Em 2024, a Especializada realizou mais de 400 requisições para inclusão em programas sociais e de saúde mental, tanto para brasileiras quanto para estrangeiras, reforçando o compromisso com o atendimento integral e humanizado. “Nosso objetivo é oferecer a essas mulheres as ferramentas necessárias para reconstruírem suas vidas, longe da violência e com acesso pleno aos seus direitos”, conclui a defensora.

ACOLHIMENTO: A atuação da DPE-RR vai além do jurídico ao oferecer suporte emocional às mulheres sobreviventes de violência doméstica e seus filhos. O psicólogo Ed Luiz Chaves, da Defensoria Especializada de Promoção e Defesa dos Direitos da Mulher, explica que o acolhimento é essencial para ajudar essas mulheres a romper o ciclo da violência.

“Sabemos que não é uma decisão fácil, seja pela questão econômica ou pelos filhos. No entanto, é importante refletir se é saudável para as crianças crescerem em um ambiente violento ou formarem sua personalidade em um contexto nocivo. Quando uma mulher decide sair desse ciclo, ocorre uma transformação na dinâmica familiar.

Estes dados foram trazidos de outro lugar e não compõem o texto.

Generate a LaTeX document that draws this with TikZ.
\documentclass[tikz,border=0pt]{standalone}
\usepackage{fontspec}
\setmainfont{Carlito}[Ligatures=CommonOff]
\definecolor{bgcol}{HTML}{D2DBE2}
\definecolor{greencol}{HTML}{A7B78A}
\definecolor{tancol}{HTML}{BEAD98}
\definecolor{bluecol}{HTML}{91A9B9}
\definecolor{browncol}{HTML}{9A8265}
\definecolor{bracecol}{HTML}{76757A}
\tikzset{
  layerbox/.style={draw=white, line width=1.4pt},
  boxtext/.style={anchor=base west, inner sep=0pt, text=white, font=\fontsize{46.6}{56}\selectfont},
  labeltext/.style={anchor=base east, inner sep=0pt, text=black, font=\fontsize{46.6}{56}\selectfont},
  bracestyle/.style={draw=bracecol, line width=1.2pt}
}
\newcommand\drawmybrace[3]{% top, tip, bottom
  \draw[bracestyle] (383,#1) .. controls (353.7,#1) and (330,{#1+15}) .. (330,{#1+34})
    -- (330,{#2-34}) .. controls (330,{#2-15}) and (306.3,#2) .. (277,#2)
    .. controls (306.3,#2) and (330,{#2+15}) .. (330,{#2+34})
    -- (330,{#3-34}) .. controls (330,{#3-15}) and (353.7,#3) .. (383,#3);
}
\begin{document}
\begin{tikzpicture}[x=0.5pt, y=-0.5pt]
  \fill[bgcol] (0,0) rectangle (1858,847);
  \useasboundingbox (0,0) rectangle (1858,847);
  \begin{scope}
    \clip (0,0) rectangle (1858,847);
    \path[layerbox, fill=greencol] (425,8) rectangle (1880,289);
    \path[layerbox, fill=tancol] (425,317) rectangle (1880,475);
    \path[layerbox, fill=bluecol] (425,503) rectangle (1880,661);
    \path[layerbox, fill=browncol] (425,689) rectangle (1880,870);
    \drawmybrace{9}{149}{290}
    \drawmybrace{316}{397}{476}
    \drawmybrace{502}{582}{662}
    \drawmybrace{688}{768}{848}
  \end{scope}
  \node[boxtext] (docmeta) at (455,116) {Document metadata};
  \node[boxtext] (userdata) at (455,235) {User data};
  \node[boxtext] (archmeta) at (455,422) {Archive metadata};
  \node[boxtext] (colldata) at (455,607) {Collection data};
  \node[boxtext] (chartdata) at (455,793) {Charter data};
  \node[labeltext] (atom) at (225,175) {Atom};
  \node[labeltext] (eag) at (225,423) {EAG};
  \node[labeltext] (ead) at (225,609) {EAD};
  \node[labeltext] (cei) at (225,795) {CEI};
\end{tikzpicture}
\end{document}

Por isso, o suporte psicológico é essencial para toda a família, permitindo que mãe e filhos possam expressar seus sentimentos e reconstruir suas vidas”, destacou o psicólogo.

Ed Luiz ressalta que a violência doméstica vai além das marcas físicas. “Mulheres chegam até nós com quadros de adoecimento graves, como depressão, transtorno de ansiedade, frutos de abusos psicológicos que, muitas vezes, não são percebidos inicialmente. A violência psicológica pode ser devastadora, deixando cicatrizes profundas na autoestima e na saúde mental da vítima”, acrescentou.

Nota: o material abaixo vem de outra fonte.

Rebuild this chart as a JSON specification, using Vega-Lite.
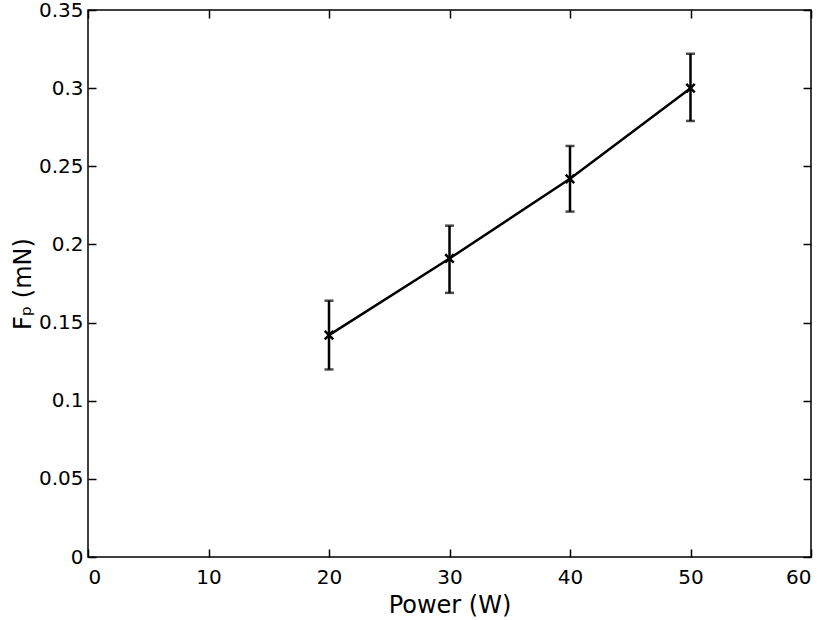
{
  "$schema": "https://vega.github.io/schema/vega-lite/v6.json",
  "width": 723,
  "height": 547,
  "autosize": "none",
  "padding": {"left": 88, "top": 10, "right": 17, "bottom": 63},
  "background": "white",
  "config": {
    "font": "DejaVu Sans",
    "view": {"stroke": "black", "strokeWidth": 1.5},
    "axis": {
      "domain": false,
      "grid": false,
      "ticks": true,
      "tickColor": "black",
      "tickSize": -8,
      "tickWidth": 1.5,
      "labelFont": "DejaVu Sans",
      "labelFontSize": 20,
      "labelColor": "black",
      "titleFont": "DejaVu Sans",
      "titleFontSize": 24,
      "titleFontWeight": "normal",
      "titleColor": "black"
    }
  },
  "data": {
    "values": [
      {"power": 20, "fp": 0.142, "lo": 0.120, "hi": 0.164},
      {"power": 30, "fp": 0.191, "lo": 0.169, "hi": 0.212},
      {"power": 40, "fp": 0.242, "lo": 0.221, "hi": 0.263},
      {"power": 50, "fp": 0.300, "lo": 0.279, "hi": 0.322}
    ]
  },
  "layer": [
    {
      "mark": {"type": "rule", "color": "black", "strokeWidth": 2.5},
      "encoding": {
        "x": {
          "field": "power", "type": "quantitative",
          "scale": {"domain": [0, 60], "nice": false},
          "axis": {"orient": "bottom", "values": [0, 10, 20, 30, 40, 50, 60], "title": "Power (W)", "labelPadding": 18, "titlePadding": 6}
        },
        "y": {
          "field": "lo", "type": "quantitative",
          "scale": {"domain": [0, 0.35], "nice": false, "zero": false},
          "axis": {"orient": "left", "values": [0, 0.05, 0.1, 0.15, 0.2, 0.25, 0.3, 0.35], "format": "~g", "title": "Fₚ (mN)", "labelPadding": 13, "titlePadding": 3}
        },
        "y2": {"field": "hi"}
      }
    },
    {
      "mark": {"type": "tick", "color": "black", "orient": "horizontal", "size": 9, "thickness": 2.5},
      "encoding": {
        "x": {"field": "power", "type": "quantitative", "axis": null},
        "y": {"field": "lo", "type": "quantitative", "axis": null}
      }
    },
    {
      "mark": {"type": "tick", "color": "black", "orient": "horizontal", "size": 9, "thickness": 2.5},
      "encoding": {
        "x": {"field": "power", "type": "quantitative", "axis": null},
        "y": {"field": "hi", "type": "quantitative", "axis": null}
      }
    },
    {
      "mark": {"type": "line", "color": "black", "strokeWidth": 2.5},
      "encoding": {
        "x": {"field": "power", "type": "quantitative", "axis": null},
        "y": {"field": "fp", "type": "quantitative", "axis": null}
      }
    },
    {
      "mark": {"type": "point", "shape": "M-1,-1L1,1M-1,1L1,-1", "filled": false, "color": "black", "strokeWidth": 2.5, "size": 72, "opacity": 1},
      "encoding": {
        "x": {
          "field": "power", "type": "quantitative",
          "axis": {"orient": "top", "values": [0, 10, 20, 30, 40, 50, 60], "labels": false, "title": null}
        },
        "y": {
          "field": "fp", "type": "quantitative",
          "axis": {"orient": "right", "values": [0, 0.05, 0.1, 0.15, 0.2, 0.25, 0.3, 0.35], "labels": false, "title": null}
        }
      }
    }
  ],
  "resolve": {"axis": {"x": "independent", "y": "independent"}}
}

Esta reportagem é a terceira da série especial “Direito Sem Fronteiras”, uma iniciativa da Assessoria de Comunicação da DPE-RR. A série tem como objetivo destacar as diversas frentes de atuação da instituição na garantia de direitos de pessoas migrantes, evidenciando histórias que refletem o compromisso da Defensoria com a dignidade e a cidadania, independentemente das barreiras geográficas ou culturais.